If there’s one economic trend that has defined the current era in the United States as well as in other advanced economies it is increasing economic inequality and lackluster economic growth. Not since the beginning of the 20th century have we seen inequality in incomes and wealth rise to such extreme levels. Yet the narrative that has persisted over the post-war period is an economic orthodoxy of a bygone era—that there is a tradeoff between equity and efficiency, and that the best way to foster economic growth is through a relentless supply-side focus on capital formation. If the goal of policymakers is to create economies that provide better standards of living and promote the well-being of all people, then economists and policymakers alike must confront the relevancy of old theories amid new evidence and new ideas.
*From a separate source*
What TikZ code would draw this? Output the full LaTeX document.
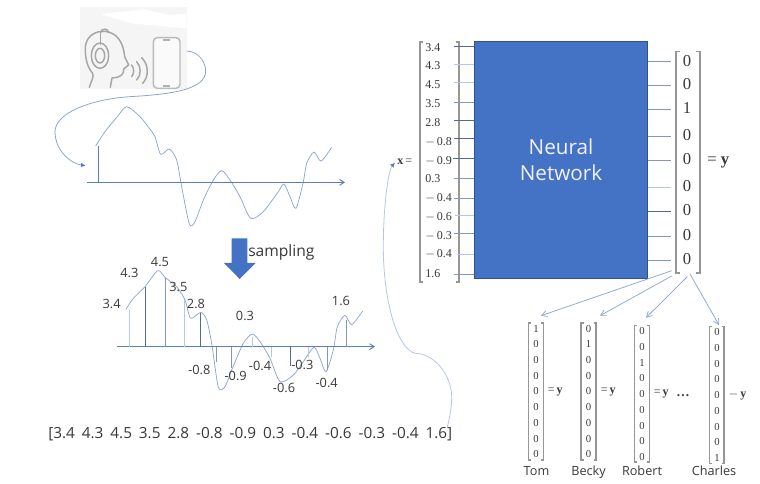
\documentclass[tikz,border=0pt]{standalone}
\usepackage{fontspec}
\setmainfont{Open Sans}
\newfontfamily\mathserif{Liberation Serif}
\usetikzlibrary{arrows.meta}
\definecolor{nnblue}{HTML}{4472C4}
\definecolor{nnedge}{HTML}{2F528F}
\definecolor{wave}{HTML}{8CA5D2}
\definecolor{axisblue}{HTML}{5B7DB8}
\definecolor{lightline}{HTML}{B4C7E6}
\definecolor{darkline}{HTML}{56698F}
\definecolor{midline}{HTML}{8397BD}
\definecolor{icongray}{HTML}{A6A6A6}
\definecolor{brk}{HTML}{969696}
\definecolor{ink}{HTML}{383838}
\tikzset{
  wavepath/.style={draw=wave,line width=.55pt,line join=round},
  axisline/.style={draw=axisblue,line width=.7pt,-{Straight Barb[length=3.5pt,width=4.5pt]}},
  swoop/.style={draw=#1,line width=.6pt},
  flow/.style={draw=wave,line width=.55pt,-{Straight Barb[length=4pt,width=4.5pt]}},
  lbl/.style={font=\fontsize{9.6pt}{11pt}\selectfont,text=ink,inner sep=0pt},
  entry/.style={font=\mathserif\fontsize{9pt}{10pt}\selectfont,text=ink,inner sep=0pt},
  bigentry/.style={font=\mathserif\fontsize{12.5pt}{13pt}\selectfont,text=ink,inner sep=0pt},
  smallentry/.style={font=\mathserif\fontsize{8pt}{9pt}\selectfont,text=ink,inner sep=0pt},
  eqsmall/.style={font=\mathserif\bfseries\fontsize{9pt}{10pt}\selectfont,text=ink,inner sep=0pt},
  person/.style={font=\fontsize{9.5pt}{11pt}\selectfont,text=ink,inner sep=0pt,anchor=base},
  icon/.style={draw=icongray,line width=1.1pt,line cap=round,line join=round},
  stick/.style={line width=.55pt}
}
\newcommand{\bracketpair}[6][brk]{%
  \draw[#1,line width=.9pt] (#2+#6,#4) -- (#2,#4) -- (#2,#5) -- (#2+#6,#5);
  \draw[#1,line width=.9pt] (#3-#6,#4) -- (#3,#4) -- (#3,#5) -- (#3-#6,#5);}
\begin{document}
\begin{tikzpicture}[x=.75pt,y=-.75pt]
\useasboundingbox (0,0) rectangle (760,484);
% ---- icon and first waveform (coordinates from a 3x grid)
\begin{scope}[shift={(30,0)},x=.25pt,y=-.25pt]
  \fill[black!4] (150,22) rectangle (470,267);
  \fill[white] (212,42) -- (340,28) -- (420,45) -- (470,40) -- (470,85) -- (300,70) -- cycle;
  \draw[icon] (178,262) .. controls (185,240) and (192,232) .. (188,220) .. controls (170,200) and (165,170) .. (166,140) .. controls (170,105) and (200,92) .. (225,94) .. controls (260,98) and (280,125) .. (284,170) -- (296,195) -- (281,207) .. controls (282,222) and (275,232) .. (246,234) -- (241,262);
  \draw[icon] (212,100) -- (212,133);
  \draw[icon] (212,98) .. controls (212,84) and (236,84) .. (236,98);
  \draw[icon] (210,167) ellipse [x radius=26,y radius=38];
  \draw[icon] (210,167) ellipse [x radius=14,y radius=22];
  \draw[icon] (305,195) .. controls (313,205) and (313,220) .. (305,230);
  \draw[icon] (320,185) .. controls (334,200) and (334,225) .. (320,240);
  \draw[icon] (335,173) .. controls (357,195) and (357,230) .. (338,250);
  \draw[draw=black!27,fill=black!2,line width=1.1pt,rounded corners=3pt] (370,113) rectangle (450,265);
  \draw[black!30,line width=1pt] (400,120) -- (420,120) (400,258) -- (420,258);
  \coordinate (phoneout) at (470,153);
  \coordinate (waveIn) at (167,497);
  \draw[wavepath] plot[smooth,tension=.45] coordinates {(197,438) (225,395) (262,350) (290,320) (330,350) (358,385) (375,410) (392,463) (418,447) (440,480) (455,560) (478,672) (495,665) (520,600) (550,540) (575,512) (600,540) (630,590) (662,655) (700,635) (745,575) (762,552) (780,590) (798,625) (820,545) (830,490) (852,456) (873,483) (905,442)};
  \draw[axisblue,line width=.7pt] (205,438) -- (205,547);
  \draw[axisline] (170,547) -- (945,547);
  \draw[swoop=wave,-{Latex[length=3.5pt,width=3.5pt,color=axisblue]}] (phoneout) .. controls (510,155) and (527,190) .. (527,213) .. controls (527,270) and (420,283) .. (300,290) .. controls (180,298) and (75,340) .. (75,395) .. controls (75,450) and (120,490) .. (waveIn);
\end{scope}
% ---- sampling arrow
\fill[nnblue] (231.7,238.3) -- (247.3,238.3) -- (247.3,263) -- (255.7,263) -- (239.7,279) -- (224,263) -- (231.7,263) -- cycle;
\node[lbl,anchor=west,font=\fontsize{11.7pt}{13pt}\selectfont] (samp) at (248,252) {sampling};
% ---- sampled waveform
\begin{scope}[shift={(90,230)},x=.25pt,y=-.25pt]
  \draw[wavepath] plot[smooth,tension=.45] coordinates {(108,238) (130,205) (165,170) (203,122) (225,142) (260,170) (285,210) (302,265) (332,247) (350,270) (365,340) (385,472) (405,470) (425,420) (460,340) (487,312) (510,335) (540,385) (570,455) (610,435) (640,395) (672,352) (690,385) (708,425) (730,360) (742,290) (765,256) (785,284) (818,243)};
  \draw[axisline] (80,350) -- (855,350);
  \foreach \px/\py/\pc in {118/240/lightline,165/172/darkline,226/145/midline,283/210/lightline,332/248/darkline,378/395/midline,423/415/midline,488/320/lightline,543/380/lightline,600/408/darkline,654/380/lightline,712/420/midline,768/270/midline}
    \draw[stick,\pc] (\px,350) -- (\px,\py);
  \foreach \nm/\px/\py/\tx in {a/65/222/3.4,b/118/130/4.3,c/210/95/4.5,d/265/172/3.5,e/318/222/2.8,f/465/257/0.3,g/753/213/1.6,h/328/420/-0.8,i/437/438/-0.9,j/510/407/-0.4,k/637/405/-0.3,l/582/473/-0.6,m/710/460/-0.4}
    \node[lbl] (s\nm) at (\px,\py) {\tx};
\end{scope}
\node[lbl,anchor=west,font=\fontsize{11.5pt}{13pt}\selectfont] (flat) at (48,434) {\spaceskip=5.2pt [3.4 4.3 4.5 3.5 2.8 -0.8 -0.9 0.3 -0.4 -0.6 -0.3 -0.4 1.6]};
% ---- network
\node[draw=nnedge,fill=nnblue,line width=.8pt,minimum width=129.75pt,minimum height=177.75pt,inner sep=0pt,anchor=north west,align=center,text=blue!5!white,font=\fontsize{15.5pt}{19.3pt}\selectfont] (nn) at (474,41) {Neural\\Network};
% ---- input vector
\bracketpair{420}{459}{42}{282}{3}
\foreach \n/\ty/\ly/\tx/\lc/\lx in {1/47.3/46/3.4/darkline/454,2/66/64.3/4.3/lightline/454,3/85/82.3/4.5/lightline/454,4/103.3/102.3/3.5/midline/454,5/122.3/120.3/2.8/darkline/454,6/141.7/138.3/$-$\,0.8/darkline/454,7/160.7/158.3/$-$\,0.9/darkline/453,8/179/178.3/0.3/midline/454,9/197.7/198.3/$-$\,0.4/midline/454,10/216.7/215.3/$-$\,0.6/lightline/455,11/235.7/233.3/$-$\,0.3/midline/454,12/254.3/254.3/$-$\,0.4/lightline/457,13/273.3/274.3/1.6/midline/454}{
  \node[entry,anchor=west] (in\n) at (425,\ty) {\tx};
  \coordinate (ic\n) at (\lx,\ly);
  \draw[\lc,line width=.6pt] (ic\n) -- (ic\n -| nn.west);
}
\node[eqsmall,anchor=west] (xeq) at (397,162) {x\,\mdseries=};
% ---- output vector
\bracketpair{676}{700}{51.7}{273}{4}
\foreach \n/\y/\tx/\lc in {1/61.7/0/midline,2/85.3/0/midline,3/109.3/1/midline,4/136.3/0/midline,5/160.3/0/midline,6/187/0/lightline,7/211.3/0/darkline,8/236.3/0/midline,9/260.3/0/midline}{
  \node[bigentry] (out\n) at (687,\y-1) {\tx};
  \coordinate (oc\n) at (671,\y);
  \draw[\lc,line width=.6pt] (oc\n -| nn.east) -- (oc\n);
}
\node[bigentry,anchor=west] (yeq) at (707,162) {= \textbf{y}};
% ---- bottom one-hot vectors
\foreach \v/\vx/\vl/\vr/\vt/\vb/\hot in {t/536/528.7/543.7/323/460/1,b/588.5/581/596/323/460/2,r/642/634.7/649.7/325.7/462/3,c/717/709.7/724/326.7/463.3/9}{
  \bracketpair{\vl}{\vr}{\vt}{\vb}{2.5}
  \foreach \k in {1,...,9}{
    \pgfmathtruncatemacro{\val}{\k==\hot?1:0}
    \node[smallentry] (v\v\k) at (\vx,{\vt+5.7+(\k-1)*15.7}) {\val};
  }
}
\node[eqsmall,anchor=west] (eqt) at (547.5,392.3) {\mdseries=\,\bfseries y};
\node[eqsmall,anchor=west] (eqb) at (600.5,392.3) {\mdseries=\,\bfseries y};
\node[eqsmall,anchor=west] (eqr) at (653.5,394) {\mdseries=\,\bfseries y};
\node[font=\mathserif\bfseries\fontsize{10pt}{11pt}\selectfont,text=ink,inner sep=0pt] (dots) at (683,396) {\dots};
\node[eqsmall,anchor=west] (eqc) at (728.5,395) {\mdseries$-$\,\bfseries y};
\node[person] (tom) at (536.5,475.5) {Tom};
\node[person] (becky) at (588.5,475.5) {Becky};
\node[person] (robert) at (642,475.5) {Robert};
\node[person] (charles) at (714,475.5) {Charles};
% ---- connectors
\coordinate (c1) at (671.7,270.7);
\coordinate (c2) at (671.7,276);
\coordinate (c3) at (687.3,276.7);
\coordinate (c4) at (690,274);
\coordinate (t1) at (541,315.7);
\coordinate (t2) at (600,315.7);
\coordinate (t3) at (646,317.7);
\coordinate (t4) at (719,325);
\draw[flow] (c1) -- (t1);
\draw[flow] (c2) -- (t2);
\draw[flow] (c3) -- (t3);
\draw[flow] (c4) -- (t4);
\coordinate (flatend) at (447.3,426.7);
\coordinate (xin) at (395,162.7);
\draw[swoop=lightline,-{Latex[length=3.5pt,width=3.5pt,color=axisblue]}] (flatend) .. controls (450,416.7) and (451.7,406.7) .. (451.7,396.7) .. controls (451,373.3) and (433.3,353.3) .. (415,353.3) .. controls (396.7,348.3) and (383.3,300) .. (383.3,246.7) .. controls (383.3,206.7) and (388.3,170) .. (xin);
\end{tikzpicture}
\end{document}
Focusing on the United States, Heather Boushey will explain how the Washington Center for Equitable Growth’s mission is to advance evidence-backed ideas and policies that promote strong, stable, and broad-based economic growth. She will make the case that the old way of thinking hasn’t worked, and describe how her organization is laying the foundation within academia and the policymaking community on which new economic policies can be built.
Heather Boushey is Executive Director and Chief Economist at the Washington Center for Equitable Growth and co-editor of a volume of 22 essays about how to integrate inequality into economic thinking, “After Piketty: The Agenda for Economics and Inequality.” Her research focuses on economic inequality and public policy, specifically employment, social policy, and family economic well-being and her latest book is “Finding Time: The Economics of Work-Life Conflict” from Harvard University Press. The New York Times has called Boushey one of the “most vibrant voices in the field” and Politico twice named her one of the top 50“thinkers, doers and visionaries transforming American politics.”
Boushey writes regularly for popular media, including The New York Times’ “Room for Debate,” The Atlantic, and Democracy; and she makes frequent television appearances on Bloomberg, MSNBC, CNBC, and PBS. She previously served as Chief Economist for Hillary Clinton’s transition team, and as an economist for the Center for American Progress, the Joint Economic Committee of the U.S. Congress, the Center for Economic and Policy Research, and the Economic Policy Institute. She sits on the board of the Opportunity Institute and is an Associate Editor of Feminist Economics. She received her Ph.D. in economics from the New School for Social Research and her B.A. from Hampshire College.